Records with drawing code
------------------------------------------------------------------------

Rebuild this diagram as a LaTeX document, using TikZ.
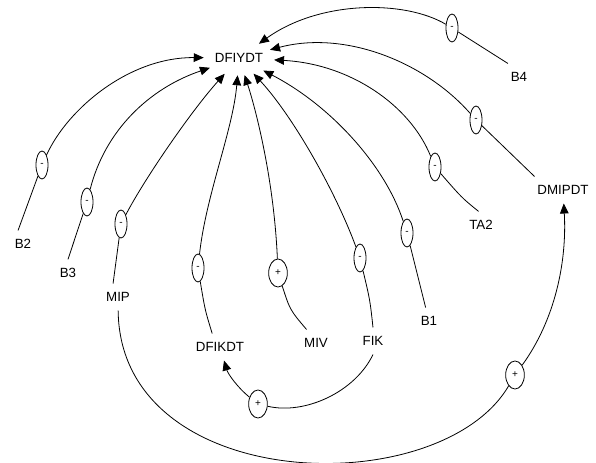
\documentclass[tikz,border=0pt]{standalone}
\usepackage{fontspec}
\setmainfont{Liberation Sans}
\usetikzlibrary{arrows.meta,shapes.geometric}
\begin{document}
\begin{tikzpicture}[x=0.75pt,y=-0.75pt,
  lbl/.style={font=\fontsize{10}{12}\selectfont, inner xsep=2pt, inner ysep=6.5pt},
  hub/.style={ellipse, font=\fontsize{10}{12}\selectfont, inner sep=0pt, minimum width=52.5pt, minimum height=25.5pt},
  minusmark/.style={draw, ellipse, line width=0.6pt, minimum width=9pt, minimum height=21pt, inner sep=0pt, font=\fontsize{7.5}{8}\selectfont},
  plusmark/.style={minusmark, minimum width=14pt},
  link/.style={line width=0.6pt},
  arr/.style={link, -{Triangle[length=7.5pt,width=6.5pt]}}]
\useasboundingbox (0,0) rectangle (596,463);

% variables
\node[hub] (d) at (239,58) {DFIYDT};
\node[lbl] (b2) at (23,244) {B2};
\node[lbl] (b3) at (68,273) {B3};
\node[lbl] (mip) at (118,297) {MIP};
\node[lbl] (dfk) at (220,347) {DFIKDT};
\node[lbl] (miv) at (316,343) {MIV};
\node[lbl] (fik) at (373,341) {FIK};
\node[lbl] (b1) at (429,321) {B1};
\node[lbl] (ta2) at (481,225) {TA2};
\node[lbl] (dm) at (563,190) {DMIPDT};
\node[lbl] (b4) at (519,77) {B4};

% polarity markers
\node[minusmark] (m1) at (42,165) {-};
\node[minusmark] (m2) at (87,202) {-};
\node[minusmark] (m3) at (121,224) {-};
\node[minusmark] (m4) at (198,268) {-};
\node[plusmark] (m5) at (278,273) {+};
\node[minusmark] (m6) at (360,258) {-};
\node[minusmark] (m7) at (407,233) {-};
\node[minusmark] (m8) at (435,167) {-};
\node[minusmark] (m9) at (476,120) {-};
\node[minusmark] (m10) at (452,28) {-};
\node[plusmark] (m11) at (515,375) {+};
\node[plusmark] (m12) at (258,404) {+};

% B2
\draw[link] (b2.110) -- (m1);
\draw[arr] (m1) .. controls (68,108) and (130,57) .. (d);
% B3
\draw[link] (b3.north) -- (m2);
\draw[arr] (m2) .. controls (105,130) and (150,88) .. (d);
% MIP
\draw[link] (mip.110) -- (m3);
\draw[arr] (m3) .. controls (145,178) and (192,110) .. (d);
% DFIKDT
\draw[link] (dfk.120) .. controls (205,310) .. (m4);
\draw[arr] (m4) .. controls (206,195) and (233,130) .. (d);
% MIV
\draw[link] (miv.125) .. controls (290,310) .. (m5);
\draw[arr] (m5) .. controls (274,180) and (256,110) .. (d);
% FIK
\draw[link] (fik.north) .. controls (370,300) .. (m6);
\draw[arr] (m6) .. controls (335,190) and (292,115) .. (d);
% B1
\draw[link] (b1) -- (m7);
\draw[arr] (m7) .. controls (385,165) and (330,105) .. (d);
% TA2
\draw[link] (ta2.100) .. controls (462,198) .. (m8);
\draw[arr] (m8) .. controls (410,105) and (350,64) .. (d);
% DMIPDT
\draw[link] (dm.north west) -- (m9);
\draw[arr] (m9) .. controls (425,62) and (345,30) .. (d);
% B4
\draw[link] (b4.north west) -- (m10);
\draw[arr] (m10) .. controls (405,0) and (320,0) .. (d);
% MIP -> DMIPDT
\draw[link] (mip) .. controls (120,495) and (440,503) .. (m11);
\draw[arr] (m11) .. controls (555,320) and (567,262) .. (dm);
% FIK -> DFIKDT
\draw[link] (fik.south) .. controls (355,392) and (305,415) .. (m12);
\draw[arr] (m12) .. controls (238,388) and (228,374) .. (dfk);
\end{tikzpicture}
\end{document}
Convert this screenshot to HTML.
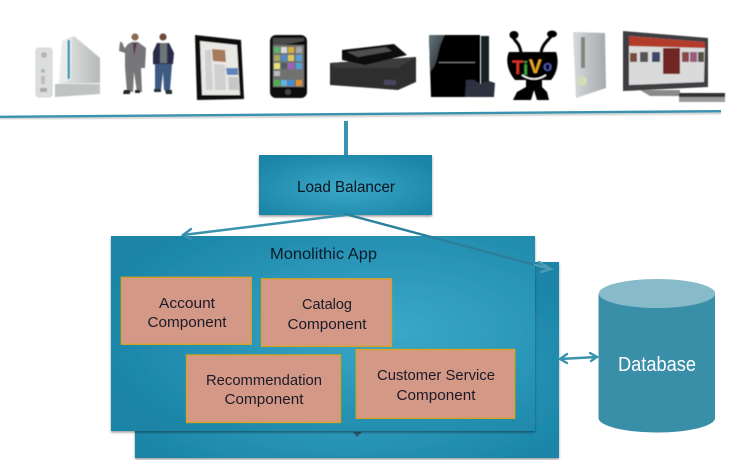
<!DOCTYPE html>
<html>
<head>
<meta charset="utf-8">
<style>
html,body{margin:0;padding:0;background:#fff;width:735px;height:460px;overflow:hidden}
svg{display:block}
text{font-family:"Liberation Sans",sans-serif}
</style>
</head>
<body>
<svg width="735" height="460" viewBox="0 0 735 460" xmlns="http://www.w3.org/2000/svg">
<defs>
<radialGradient id="g" cx="50%" cy="55%" r="62%"><stop offset="0" stop-color="#3ba8c8"/><stop offset="1" stop-color="#1b85a7"/></radialGradient>
<radialGradient id="g2" cx="66%" cy="48%" r="70%"><stop offset="0" stop-color="#3ba8c8"/><stop offset="1" stop-color="#1b85a7"/></radialGradient>
<filter id="s" x="-5%" y="-5%" width="110%" height="112%"><feDropShadow dx="0" dy="1.500" stdDeviation="1.200" flood-color="#000" flood-opacity=".4"/></filter>
<filter id="b" x="-10%" y="-10%" width="120%" height="120%"><feGaussianBlur stdDeviation=".45"/></filter>
<linearGradient id="wii" x1="0" x2="1"><stop offset="0" stop-color="#e6e8e7"/><stop offset="1" stop-color="#b4b9b8"/></linearGradient>
<linearGradient id="xb" x1="0" x2="1"><stop offset="0" stop-color="#d6d9db"/><stop offset="1" stop-color="#a4a9ad"/></linearGradient>
<linearGradient id="pg" x1="0" x2="1" y1="0" y2="1"><stop offset="0" stop-color="#66757d"/><stop offset="1" stop-color="#1c2226"/></linearGradient>
</defs>

<!-- devices -->
<g filter="url(#b)">
<!-- Wii -->
<rect x="36" y="48" width="16" height="49" rx="3" fill="#dcdedd" stroke="#bfc2c1" stroke-width=".6"/>
<circle cx="44" cy="55" r="3" fill="#b4b6b6"/><circle cx="43" cy="71" r="2" fill="#a9b4b8"/><rect x="41" y="76" width="4" height="8" fill="#bcbebe"/><rect x="40" y="88" width="7" height="4" fill="#a8aaaa"/>
<path d="M62 41 74 36 100 58V83L60 84Z" fill="url(#wii)"/>
<path d="M62 41 72 38 71 80 59 84Z" fill="#e9ebea"/>
<rect x="67.500" y="40" width="2.500" height="39" fill="#2f9cb4"/>
<path d="M55 84 100 84V94L55 97Z" fill="#bfc3c2"/>
<!-- men -->
<circle cx="135" cy="37" r="3.600" fill="#8a6a54"/>
<path d="M125 48 128 44 132 42H138L146 48 145 68H141L142 92H137L134 72 133 92H127L125 67 125 53 119 51 120 42 122 42 124 47Z" fill="#77777a"/>
<path d="M133 43H137L134 56Z" fill="#5d3350"/>
<path d="M124 90H130V94H123ZM135 90H140V93H135Z" fill="#222"/>
<circle cx="163" cy="37" r="3.600" fill="#6c4a38"/>
<path d="M153 52 157 43H169L174 53 173 64 168 65 167 70H158L157 65 153 64Z" fill="#2c2a4a"/>
<path d="M160 43H167V63H160Z" fill="#6e7478"/>
<path d="M155 64H172L170 90H164L163 72 161 90H155Z" fill="#3c5a82"/>
<path d="M154 89H161V92H154ZM165 90H172L172 94H166Z" fill="#233"/>
<!-- iPad -->
<path d="M195 35 241 40 244 99 197 100Z" fill="#0c0c0c"/>
<path d="M200 41 237 45 240 95 202 95Z" fill="#e9e8e5"/>
<path d="M212 49 225 50 226 62 213 61Z" fill="#a87a5c"/>
<path d="M226 68 238 68 238 75 227 75Z" fill="#5d86b8"/>
<path d="M205 50 211 50 213 90 206 90Z" fill="#cfd0d2"/>
<path d="M214 64 225 65 226 90 215 90Z" fill="#d0d0d0"/>
<path d="M228 77 238 77 239 90 229 90Z" fill="#c6c6c6"/>
<!-- iPhone -->
<rect x="270" y="35" width="37" height="63" rx="6" fill="#0d0d0d"/>
<path d="M273 38H304V41L273 47Z" fill="#4a4a4a"/>
<rect x="273" y="45" width="31" height="42" fill="#6f7270"/>
<g>
<rect x="274" y="47" width="6" height="6" fill="#5fb36a"/><rect x="281" y="47" width="6" height="6" fill="#d8d8d8"/><rect x="288" y="47" width="6" height="6" fill="#d4b03a"/><rect x="296" y="47" width="6" height="6" fill="#a8a8a8"/>
<rect x="274" y="55" width="6" height="6" fill="#a8a860"/><rect x="281" y="55" width="6" height="6" fill="#4d8ac8"/><rect x="288" y="55" width="6" height="6" fill="#e0c860"/><rect x="296" y="55" width="6" height="6" fill="#5aa0d8"/>
<rect x="274" y="63" width="6" height="6" fill="#e4e080"/><rect x="281" y="63" width="6" height="6" fill="#555a60"/><rect x="288" y="63" width="6" height="6" fill="#a060c0"/><rect x="296" y="63" width="6" height="6" fill="#50a0d8"/>
<rect x="274" y="71" width="6" height="5" fill="#bbb"/>
<rect x="274" y="80" width="6" height="6" fill="#50b050"/><rect x="281" y="80" width="6" height="6" fill="#60b0e0"/><rect x="288" y="80" width="6" height="6" fill="#4090d8"/><rect x="296" y="80" width="6" height="6" fill="#e09030"/>
</g>
<circle cx="288" cy="92" r="3" fill="#444"/>
<!-- Roku -->
<path d="M330 63 416 57 416 82 398 90 330 85Z" fill="#2e2e2e"/>
<path d="M330 63 416 57 398 68 335 68Z" fill="#3c3c3c"/>
<path d="M342 50 394 44 407 55 365 65 342 60Z" fill="#0e0e0e"/>
<path d="M347 52 386 47 392 51 358 57Z" fill="#505050"/>
<rect x="384" y="80" width="12" height="5" fill="#4a4560"/>
<!-- PS3 -->
<path d="M429 35H480V97H431Z" fill="#050505"/>
<path d="M429 35H445C436 50 440 62 430 72Z" fill="url(#pg)"/>
<rect x="481" y="36" width="8" height="48" fill="#182228"/>
<rect x="439" y="62" width="36" height="1" fill="#777"/>
<path d="M466 80 474 80 480 84 489 81 495 83 494 97H465Z" fill="#2e3340"/>
<!-- TiVo -->
<path d="M521 52 C519 42 515 42 513 37 M541 52 C543 43 549 40 552 35" fill="none" stroke="#000" stroke-width="3"/>
<ellipse cx="514" cy="35" rx="4.500" ry="4" fill="#000"/><ellipse cx="552" cy="34" rx="5" ry="3.500" fill="#000"/>
<path d="M509 52H556C559 60 558 72 551 80H515C508 72 505 60 509 52Z" fill="#000"/>
<path d="M526 80H542V87L547 92 549 100H537L534 90 531 100H513L517 92 526 87Z" fill="#000"/>
<text x="512" y="74" font-size="19" font-weight="700" fill="#d8332c">T</text>
<text x="523" y="75" font-size="19" font-weight="700" fill="#3ca33f">i</text>
<text x="529" y="73" font-size="19" font-weight="700" fill="#e8a624">V</text>
<text x="543" y="71" font-size="15" font-weight="700" fill="#4a55a8">o</text>
<path d="M522 75Q534 83 546 75" fill="none" stroke="#fff" stroke-width="1.500"/>
<!-- Xbox -->
<path d="M573 32 605 33 606 88 576 98Z" fill="url(#xb)"/>
<rect x="581" y="37" width="4" height="31" fill="#85857c"/>
<circle cx="582" cy="81" r="5" fill="#d5dcb8"/>
<!-- TV -->
<path d="M623 31 708 38 708 87 623 91Z" fill="#3e3e42"/>
<path d="M629 36 705 42 704 82 629 85Z" fill="#dadada"/>
<path d="M629 36 705 42 705 48 629 46Z" fill="#b33a2c"/>
<rect x="630" y="53" width="7" height="9" fill="#7a4b3c"/><rect x="640" y="52" width="8" height="10" fill="#555"/><rect x="652" y="52" width="8" height="10" fill="#3c4a6a"/>
<rect x="663" y="48" width="17" height="26" fill="#702620"/>
<rect x="682" y="52" width="7" height="10" fill="#8a4a4a"/><rect x="690" y="52" width="7" height="10" fill="#9a5a7a"/><rect x="698" y="52" width="6" height="10" fill="#554"/>
<path d="M640 90H680V96L650 96Z" fill="#8a8a8a"/>
<rect x="679" y="93" width="46" height="4" fill="#333"/>
<rect x="679" y="97" width="46" height="5" fill="#9a9a9a"/>
</g>

<!-- top line -->
<path d="M0 118.500 721 113" stroke="#999" stroke-opacity=".4" stroke-width="3" filter="url(#b)"/>
<path d="M0 116.800 721 111.200" stroke="#3a93ae" stroke-width="2.400"/>
<rect x="344" y="121" width="4" height="35" fill="#3a93ae"/>

<!-- back app -->
<rect x="135" y="262" width="424" height="196" fill="url(#g)" filter="url(#s)"/>
<path d="M353 432H362L357 437Z" fill="#2a5a6c"/>
<!-- front app -->
<rect x="111" y="236" width="424" height="195" fill="url(#g2)" filter="url(#s)"/>

<!-- load balancer -->
<rect x="259" y="155" width="173" height="60" fill="url(#g)" filter="url(#s)"/>
<text x="346" y="192" font-size="15.500" text-anchor="middle" textLength="98" lengthAdjust="spacingAndGlyphs" fill="#0c1420">Load Balancer</text>

<!-- arrows -->
<g stroke="#3a93ae" stroke-width="2.400" fill="none" stroke-linecap="round">
<path d="M345 215 183 235"/>
<path d="M191 229 183 235 191 239"/>
<path d="M345 214 535 264.800" stroke="#2b7f9b"/>
<path d="M535 264.800 550 268.800" stroke="#4c9cb6"/>
<path d="M539 262 551 269 541 272" stroke="#4c9cb6"/>
<path d="M560 359 597 357"/>
<path d="M567 354 560 359 567 363"/>
<path d="M590 353 597 357 591 361"/>
</g>

<text x="323.500" y="259" font-size="16" text-anchor="middle" textLength="107" lengthAdjust="spacingAndGlyphs" fill="#0c1a2c">Monolithic App</text>

<!-- components -->
<g fill="#d39886" stroke="#dba21e" stroke-width="1.300">
<rect x="121.300" y="277.300" width="130" height="67"/>
<rect x="261.500" y="278.800" width="130" height="67.500"/>
<rect x="186.500" y="355" width="154" height="67.500"/>
<rect x="356.200" y="349.500" width="158.500" height="68.800"/>
</g>
<g font-size="14.500" text-anchor="middle" fill="#1c1a28">
<text x="187" y="308" textLength="56" lengthAdjust="spacingAndGlyphs">Account</text>
<text x="187" y="327" textLength="79" lengthAdjust="spacingAndGlyphs">Component</text>
<text x="327" y="309" textLength="50" lengthAdjust="spacingAndGlyphs">Catalog</text>
<text x="327" y="329" textLength="79" lengthAdjust="spacingAndGlyphs">Component</text>
<text x="264" y="385" textLength="116" lengthAdjust="spacingAndGlyphs">Recommendation</text>
<text x="264" y="404" textLength="79" lengthAdjust="spacingAndGlyphs">Component</text>
<text x="436" y="380" textLength="118" lengthAdjust="spacingAndGlyphs">Customer Service</text>
<text x="436" y="400" textLength="79" lengthAdjust="spacingAndGlyphs">Component</text>
</g>

<!-- database -->
<path d="M598.500 294V418C598.500 426 625 432.500 657 432.500S715 426 715 418V294Z" fill="#3a8fa8"/>
<ellipse cx="657" cy="293.500" rx="58.200" ry="14.500" fill="#87bbca"/>
<text x="657" y="371" font-size="20.500" text-anchor="middle" textLength="78" lengthAdjust="spacingAndGlyphs" fill="#fff">Database</text>
</svg>
</body>
</html>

------------------------------------------------------------------------

> **What the exercise asks**: Skip the pictures. Restate exactly the lines from the start of the entries through the line containing "(m12) at (258,404)", both ends included.

> **Correct result**:
Rebuild this diagram as a LaTeX document, using TikZ.
\documentclass[tikz,border=0pt]{standalone}
\usepackage{fontspec}
\setmainfont{Liberation Sans}
\usetikzlibrary{arrows.meta,shapes.geometric}
\begin{document}
\begin{tikzpicture}[x=0.75pt,y=-0.75pt,
  lbl/.style={font=\fontsize{10}{12}\selectfont, inner xsep=2pt, inner ysep=6.5pt},
  hub/.style={ellipse, font=\fontsize{10}{12}\selectfont, inner sep=0pt, minimum width=52.5pt, minimum height=25.5pt},
  minusmark/.style={draw, ellipse, line width=0.6pt, minimum width=9pt, minimum height=21pt, inner sep=0pt, font=\fontsize{7.5}{8}\selectfont},
  plusmark/.style={minusmark, minimum width=14pt},
  link/.style={line width=0.6pt},
  arr/.style={link, -{Triangle[length=7.5pt,width=6.5pt]}}]
\useasboundingbox (0,0) rectangle (596,463);

% variables
\node[hub] (d) at (239,58) {DFIYDT};
\node[lbl] (b2) at (23,244) {B2};
\node[lbl] (b3) at (68,273) {B3};
\node[lbl] (mip) at (118,297) {MIP};
\node[lbl] (dfk) at (220,347) {DFIKDT};
\node[lbl] (miv) at (316,343) {MIV};
\node[lbl] (fik) at (373,341) {FIK};
\node[lbl] (b1) at (429,321) {B1};
\node[lbl] (ta2) at (481,225) {TA2};
\node[lbl] (dm) at (563,190) {DMIPDT};
\node[lbl] (b4) at (519,77) {B4};

% polarity markers
\node[minusmark] (m1) at (42,165) {-};
\node[minusmark] (m2) at (87,202) {-};
\node[minusmark] (m3) at (121,224) {-};
\node[minusmark] (m4) at (198,268) {-};
\node[plusmark] (m5) at (278,273) {+};
\node[minusmark] (m6) at (360,258) {-};
\node[minusmark] (m7) at (407,233) {-};
\node[minusmark] (m8) at (435,167) {-};
\node[minusmark] (m9) at (476,120) {-};
\node[minusmark] (m10) at (452,28) {-};
\node[plusmark] (m11) at (515,375) {+};
\node[plusmark] (m12) at (258,404) {+};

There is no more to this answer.